Definition
Beam angle is the angular spread of light from a directional luminaire, defined as the angle between the two directions where the luminous intensity drops to 50% of the maximum (center beam) value. A narrow 15° beam concentrates light into a tight spot (high candela, small coverage area), while a wide 120° beam spreads light broadly (low candela, large coverage area). Beam angle, combined with mounting height and aiming angle, determines both the size of the illuminated area and the illuminance (lux) at the target.
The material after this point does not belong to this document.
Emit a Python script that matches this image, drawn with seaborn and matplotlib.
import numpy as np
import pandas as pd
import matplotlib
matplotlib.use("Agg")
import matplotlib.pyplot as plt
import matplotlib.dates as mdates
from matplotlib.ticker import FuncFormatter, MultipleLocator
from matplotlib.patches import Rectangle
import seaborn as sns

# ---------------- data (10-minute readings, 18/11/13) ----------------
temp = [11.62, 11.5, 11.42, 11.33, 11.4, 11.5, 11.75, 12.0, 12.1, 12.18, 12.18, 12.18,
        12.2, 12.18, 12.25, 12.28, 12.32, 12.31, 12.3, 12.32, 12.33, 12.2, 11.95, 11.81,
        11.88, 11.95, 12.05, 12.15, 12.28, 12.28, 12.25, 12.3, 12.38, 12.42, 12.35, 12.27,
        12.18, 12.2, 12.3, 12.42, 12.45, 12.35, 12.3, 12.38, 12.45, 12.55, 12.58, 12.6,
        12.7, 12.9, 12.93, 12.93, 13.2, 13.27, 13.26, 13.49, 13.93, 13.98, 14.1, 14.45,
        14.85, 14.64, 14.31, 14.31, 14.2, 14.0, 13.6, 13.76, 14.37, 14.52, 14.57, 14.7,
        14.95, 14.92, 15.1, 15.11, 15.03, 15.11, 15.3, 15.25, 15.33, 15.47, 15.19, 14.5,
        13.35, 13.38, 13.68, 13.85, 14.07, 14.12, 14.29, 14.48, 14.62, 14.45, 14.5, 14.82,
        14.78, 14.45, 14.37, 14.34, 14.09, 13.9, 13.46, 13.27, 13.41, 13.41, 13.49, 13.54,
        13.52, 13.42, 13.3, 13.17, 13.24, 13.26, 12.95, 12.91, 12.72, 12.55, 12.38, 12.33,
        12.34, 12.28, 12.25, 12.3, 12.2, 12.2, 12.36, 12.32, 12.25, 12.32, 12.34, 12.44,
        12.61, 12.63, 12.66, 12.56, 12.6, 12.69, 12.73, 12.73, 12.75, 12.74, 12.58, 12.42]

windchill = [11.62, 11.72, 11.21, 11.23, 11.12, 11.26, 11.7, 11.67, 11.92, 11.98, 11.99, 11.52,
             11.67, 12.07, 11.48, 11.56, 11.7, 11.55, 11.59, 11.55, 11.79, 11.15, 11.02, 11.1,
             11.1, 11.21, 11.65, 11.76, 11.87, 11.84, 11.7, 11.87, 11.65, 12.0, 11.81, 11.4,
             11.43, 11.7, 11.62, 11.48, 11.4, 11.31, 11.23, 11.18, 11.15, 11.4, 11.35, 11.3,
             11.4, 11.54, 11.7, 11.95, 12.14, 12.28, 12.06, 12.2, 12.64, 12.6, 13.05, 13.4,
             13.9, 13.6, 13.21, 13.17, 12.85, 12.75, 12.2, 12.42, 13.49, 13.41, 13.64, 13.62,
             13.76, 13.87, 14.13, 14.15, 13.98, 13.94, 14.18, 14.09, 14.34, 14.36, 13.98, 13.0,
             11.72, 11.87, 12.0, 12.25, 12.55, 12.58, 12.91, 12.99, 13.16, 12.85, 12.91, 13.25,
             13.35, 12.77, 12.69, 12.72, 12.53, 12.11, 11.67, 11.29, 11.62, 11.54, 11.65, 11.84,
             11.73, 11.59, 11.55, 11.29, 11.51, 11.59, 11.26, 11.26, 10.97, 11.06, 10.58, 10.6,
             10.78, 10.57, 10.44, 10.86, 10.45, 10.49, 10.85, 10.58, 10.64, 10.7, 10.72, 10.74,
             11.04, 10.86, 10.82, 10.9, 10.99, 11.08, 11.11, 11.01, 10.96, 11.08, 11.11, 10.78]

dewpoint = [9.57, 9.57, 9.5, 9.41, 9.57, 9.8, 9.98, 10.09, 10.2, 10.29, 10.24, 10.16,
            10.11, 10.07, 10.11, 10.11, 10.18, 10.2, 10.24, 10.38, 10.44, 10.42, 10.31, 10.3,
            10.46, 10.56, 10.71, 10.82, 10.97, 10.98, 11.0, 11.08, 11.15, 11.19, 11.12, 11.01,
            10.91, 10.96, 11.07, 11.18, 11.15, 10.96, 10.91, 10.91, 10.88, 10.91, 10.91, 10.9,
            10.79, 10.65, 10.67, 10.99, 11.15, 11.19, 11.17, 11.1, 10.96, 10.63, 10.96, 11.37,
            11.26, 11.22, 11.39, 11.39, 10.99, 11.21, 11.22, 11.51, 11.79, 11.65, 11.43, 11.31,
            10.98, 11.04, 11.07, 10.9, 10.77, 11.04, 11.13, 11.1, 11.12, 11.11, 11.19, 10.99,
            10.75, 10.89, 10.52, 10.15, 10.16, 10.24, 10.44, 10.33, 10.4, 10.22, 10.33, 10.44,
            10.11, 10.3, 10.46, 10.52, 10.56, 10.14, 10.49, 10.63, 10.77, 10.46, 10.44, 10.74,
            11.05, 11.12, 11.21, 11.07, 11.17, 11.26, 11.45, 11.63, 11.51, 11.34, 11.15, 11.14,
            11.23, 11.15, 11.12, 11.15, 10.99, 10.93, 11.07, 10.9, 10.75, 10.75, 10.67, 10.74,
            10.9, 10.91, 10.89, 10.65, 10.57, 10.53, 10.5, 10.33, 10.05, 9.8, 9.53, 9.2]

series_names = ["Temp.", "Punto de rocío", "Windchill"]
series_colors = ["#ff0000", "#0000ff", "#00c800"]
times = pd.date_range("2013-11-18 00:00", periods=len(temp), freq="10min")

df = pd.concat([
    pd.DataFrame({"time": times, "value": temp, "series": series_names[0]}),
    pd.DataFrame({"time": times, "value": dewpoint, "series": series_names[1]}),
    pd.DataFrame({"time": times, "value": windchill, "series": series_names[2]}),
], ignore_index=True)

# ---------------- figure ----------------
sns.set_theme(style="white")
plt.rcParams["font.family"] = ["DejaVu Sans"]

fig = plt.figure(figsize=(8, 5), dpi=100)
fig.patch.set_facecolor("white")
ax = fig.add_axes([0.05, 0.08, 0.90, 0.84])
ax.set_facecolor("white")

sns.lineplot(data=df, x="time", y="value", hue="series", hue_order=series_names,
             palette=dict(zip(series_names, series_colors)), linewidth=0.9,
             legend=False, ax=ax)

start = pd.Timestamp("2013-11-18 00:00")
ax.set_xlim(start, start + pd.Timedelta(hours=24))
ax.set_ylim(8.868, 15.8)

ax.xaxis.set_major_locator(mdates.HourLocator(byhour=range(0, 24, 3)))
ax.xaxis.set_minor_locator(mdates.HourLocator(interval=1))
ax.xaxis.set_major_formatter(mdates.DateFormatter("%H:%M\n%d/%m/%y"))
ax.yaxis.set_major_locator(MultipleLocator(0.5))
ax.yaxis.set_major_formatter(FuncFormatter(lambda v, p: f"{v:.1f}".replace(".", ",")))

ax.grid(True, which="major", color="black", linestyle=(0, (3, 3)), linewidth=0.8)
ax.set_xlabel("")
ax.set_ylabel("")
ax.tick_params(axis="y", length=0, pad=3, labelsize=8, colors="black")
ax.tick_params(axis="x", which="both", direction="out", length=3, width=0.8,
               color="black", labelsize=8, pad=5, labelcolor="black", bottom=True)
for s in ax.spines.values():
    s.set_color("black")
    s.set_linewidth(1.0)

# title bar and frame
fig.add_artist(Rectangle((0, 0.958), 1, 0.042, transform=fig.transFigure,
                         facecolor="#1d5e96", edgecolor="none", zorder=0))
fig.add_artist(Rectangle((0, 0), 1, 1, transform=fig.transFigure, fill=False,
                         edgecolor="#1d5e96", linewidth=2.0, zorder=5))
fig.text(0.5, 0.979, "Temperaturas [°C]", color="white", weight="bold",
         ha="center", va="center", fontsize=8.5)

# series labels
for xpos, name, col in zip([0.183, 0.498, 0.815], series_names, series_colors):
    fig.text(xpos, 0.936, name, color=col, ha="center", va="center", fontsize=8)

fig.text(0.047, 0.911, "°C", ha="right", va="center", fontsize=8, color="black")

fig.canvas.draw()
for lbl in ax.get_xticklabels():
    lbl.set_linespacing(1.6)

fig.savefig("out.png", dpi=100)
In lighting design, beam angle is the primary selection criterion for accent, display, and directional lighting — it controls what gets lit and what stays in shadow.
Key Data
| Parameter | Value / Explanation |
|---|---|
| Very narrow: 8-15° | Spot/accent — jewelry, artwork, architectural details. High drama, small coverage. |
| Narrow: 15-30° | Accent/task — retail displays, feature walls. Focused attention. |
| Medium: 30-60° | General accent — merchandise areas, workstation task lighting. Balanced. |
| Wide: 60-90° | Flood/general — area illumination, wall washing. Broad coverage. |
| Very wide: 90-120° | Wide flood/ambient — warehouses, open areas, UFO high bay. Maximum coverage. |
Application Guide
Jewelry counter
12-15° narrow spot, 3,000-5,000 cd, CRI 95+
Tight beam creates sparkle and brilliance; isolates individual pieces from background
Retail clothing rack
25-35° medium flood, 1,000-2,000 cd, 3000K, CRI 90+
Wider beam illuminates the full garment; warm CCT flatters fabrics
Warehouse aisle (30ft)
90-120° wide flood, 28,000 lm UFO high bay
Maximum coverage from a single mounting point; uniform illumination across the aisle width
Conclusion & Procurement Recommendation
Beam angle selection in B2B procurement must account for mounting height: beam diameter = 2 × height × tan(beam angle/2). At 3m mounting height, a 25° beam creates a 1.33m diameter spot; at 10m height, it creates a 4.4m spot. Key specifications: (1) Request the complete candela distribution table (IES file) — '25° beam angle' can vary by ±3° between manufacturers due to different measurement conventions, (2) Specify beam angle AND field angle (10% intensity cutoff) — the field angle determines the visible edge of the light pool, (3) For museum and gallery applications, specify beam edge sharpness: 'hard-edge' vs 'soft-edge' vs 'framing projector' for precise rectangular beam shaping.